- Directed by: S. Mahendar
- Written by: S. Mahendar
- Produced by: Naresh Gowda
- Starring: Naresh Gowda; Anusha Ranganath;
- Cinematography: A V Krishna Kumar
- Edited by: K M Prakash
- Music by: Sridhar V. Sambhram
- Production company: Ayush Enterprises
- Release date: 3 November 2017;
- Country: India
- Language: Kannada

= Once More Kaurava =

2017 Kannada-language action drama film

Once More Kaurava is a 2017 Indian Kannada-language action drama film written and directed by S. Mahendar and produced by Naresh Gowda. The film stars Naresh Gowda and Anusha Ranganath.

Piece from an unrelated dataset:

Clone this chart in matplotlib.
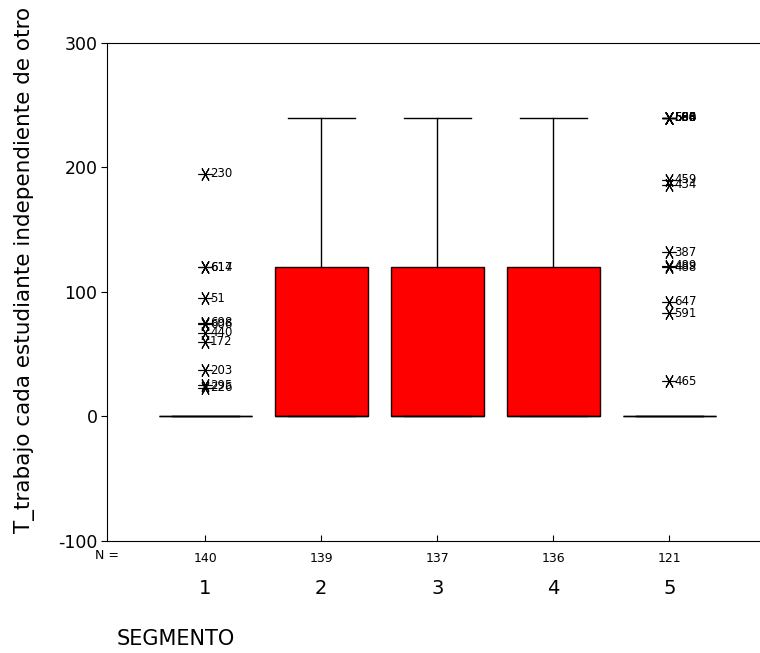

It was released on 3 November 2017. The film is an unofficial namesake sequel to Kowrava (2000).

== Plot ==
Once More Kaurava follows a police officer who confronts corruption and crime in society while navigating personal challenges. The story blends action, drama, and romance, characteristic of Kannada masala films.

== Reception ==
Once More Kaurava received mixed reviews from critics, who often criticised its formulaic storytelling while praising certain performances. Deccan Chronicle described it as a "same old branded tale," noting a predictable plot but commending the lead performances. Deccan Herald focused on the protagonist's fight against societal issues, but found the narrative reliant on familiar tropes. Bangalore Mirror called it "torn amid the old and the new," appreciating the action sequences but noting the story's lack of innovation.